The ADW Angle Nobody Is Talking About Loudly Enough

Buried in the deal rationale is something that deserves more scrutiny: Bragg’s explicit interest in the US advance deposit wagering market through Drayton’s existing exposure. ADW — horse racing’s digital wagering infrastructure — occupies a peculiar regulatory position in the United States. It operates under a framework that predates the post-PASPA sports betting explosion, giving it established legal pathways in states where online casino gaming remains locked out.

 

For a B2B supplier trying to build a US footprint without waiting on the glacial pace of iGaming legalization state by state, ADW exposure is strategically useful. It’s a real-money, regulated, digital wagering market that the major sportsbook operators have largely ignored because it doesn’t fit their brand architecture. That creates genuine space for mid-tier content and platform providers to establish market position before the tier-one money arrives.

If Bragg can thread its proprietary game content and player engagement mechanics into ADW-adjacent platforms, it potentially carves out a differentiated US presence that isn’t simply waiting in line behind DraftKings and FanDuel for table scraps. The downstream consequence is real: early positioning in ADW could become the bridgehead for a broader US content play once more states open up, rather than starting from zero when the market finally moves. That’s a smarter angle than most give it credit for.

 

What This Signals for Sector-Wide Consolidation

Bragg’s move doesn’t exist in isolation. The mid-tier B2B iGaming supplier space has been under structural consolidation pressure for three years. Operators are trimming their supplier rosters. The major platform providers are building proprietary content studios in-house. Regulators in key markets are raising compliance barriers that smaller studios cannot absorb alone.

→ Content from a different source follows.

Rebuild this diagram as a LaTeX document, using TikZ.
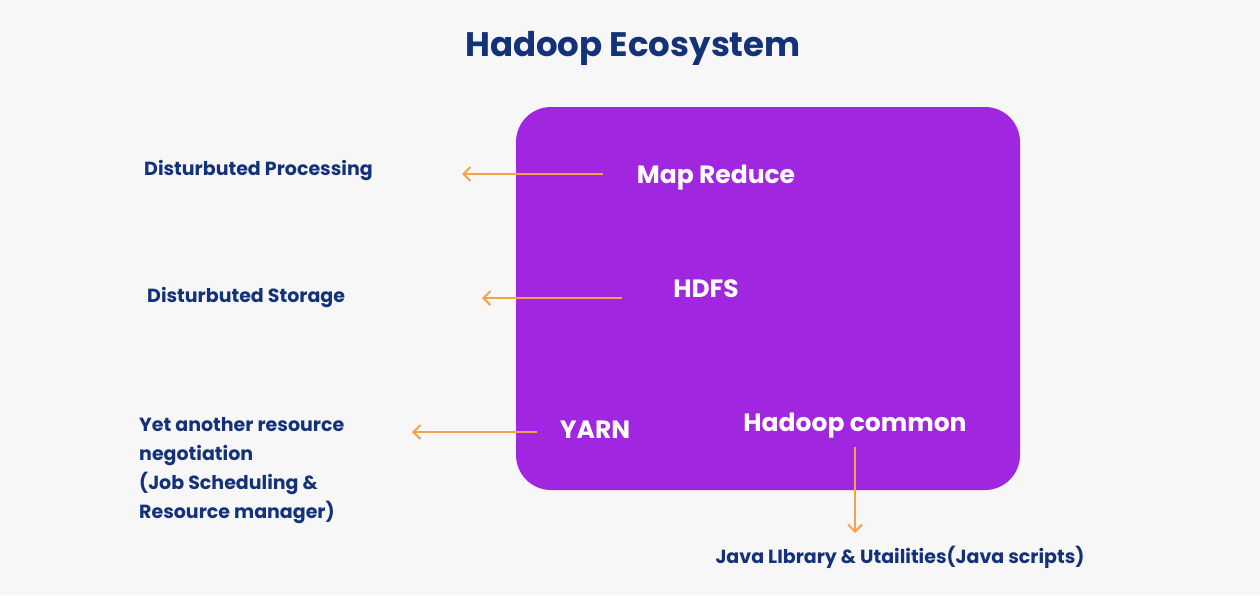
\documentclass[tikz,border=0pt]{standalone}
\usepackage{fontspec}
\setmainfont{Poppins}
\usetikzlibrary{arrows.meta}
\definecolor{bg}{HTML}{F7F7F7}
\definecolor{navy}{HTML}{14327A}
\definecolor{purp}{HTML}{A126DF}
\definecolor{orng}{HTML}{F5A04A}
\begin{document}
\begin{tikzpicture}[x=1pt,y=-1pt,
 lbl/.style={text=navy,font=\fontsize{19}{29}\selectfont\bfseries,inner sep=0},
 inl/.style={text=white,font=\fontsize{25}{30}\selectfont\bfseries,inner sep=0},
 arr/.style={draw=orng,line width=2pt,-{Straight Barb[length=7pt,width=14pt]}}]
\fill[bg] (0,0) rectangle (1260,595);
\useasboundingbox (0,0) rectangle (1260,595);
\node[text=navy,font=\fontsize{34}{40}\selectfont\bfseries] (title) at (633,48) {Hadoop Ecosystem};
\node[fill=purp,rounded corners=35pt,minimum width=504pt,minimum height=383pt,inner sep=0] (box) at (768,298.5) {};
\node[inl] (mr) at (716,178) {Map Reduce};
\node[inl] (hdfs) at (706,289) {HDFS};
\node[inl] (yarn) at (595,430) {YARN};
\node[inl] (hc) at (855,426) {Hadoop common};
\node[lbl,anchor=west] (dp) at (144,170) {Disturbuted Processing};
\node[lbl,anchor=west] (ds) at (147,297) {Disturbuted Storage};
\node[lbl,anchor=north west,align=left] (yr) at (139,417) {Yet another resource\\negotiation\\(Job Scheduling \&\\Resource manager)};
\node[lbl] (java) at (900,557) {Java LIbrary \& Utailities(Java scripts)};
\coordinate (a1) at (603,174); \coordinate (b1) at (462,174);
\coordinate (a2) at (622,298); \coordinate (b2) at (482,298);
\coordinate (a3) at (537,432); \coordinate (b3) at (412,432);
\coordinate (a4) at (855,447); \coordinate (b4) at (855,533);
\draw[arr] (a1) -- (b1);
\draw[arr] (a2) -- (b2);
\draw[arr] (a3) -- (b3);
\draw[arr] (a4) -- (b4);
\end{tikzpicture}
\end{document}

The result is a Darwinian squeeze on anyone sitting in the middle: too big to survive as a niche specialist, too small to compete head-on with tier-one platforms. The rational response is exactly what Bragg is doing — consolidate content and platform capabilities, build vertical depth, and present operators with a broader value proposition than any single-product supplier can offer. The alternative is irrelevance, dressed up as independence.

Matt Davey’s appointment as chairman sharpens this read considerably. Davey has a track record of building and scaling iGaming businesses through exactly this kind of strategic consolidation. His presence signals that the Bragg board is serious about executing a multi-deal thesis, not announcing a single transaction and calling it a strategy. He’s done this before. He knows what the next two moves look like.

Expect Bragg to keep hunting. The Drayton deal is a statement of intent, not a destination.

 

The Execution Risk Nobody Should Ignore

All-stock deals preserve cash but create their own pressure. Bragg’s share price performance over the next 12 to 18 months directly determines the real value of what Davey and the Drayton stakeholders actually received. If the stock underperforms, the alignment of interests that makes this deal structurally clever starts to fracture — and fractured alignment in a studio portfolio integration is a slow-motion disaster.

Integrating five studio stakes with different cultures, pipelines, and technical architectures is not a clean process. The ‘games-first’ strategy only delivers the promised margin improvement if Bragg can push proprietary titles through its distribution network at volume, which requires operator buy-in that has to be earned. No operator upgrades their content shelf because a supplier issued a press release about becoming an ecosystem architect.

Bragg has articulated a credible strategic direction. The Drayton acquisition is a meaningful step toward executing it. Whether the company has the operational discipline to turn an ‘ecosystem architect’ vision into actual ecosystem economics — real margin expansion, real cross-vertical distribution, real US market presence — is the question the next several quarters will answer, whether leadership wants them to or not.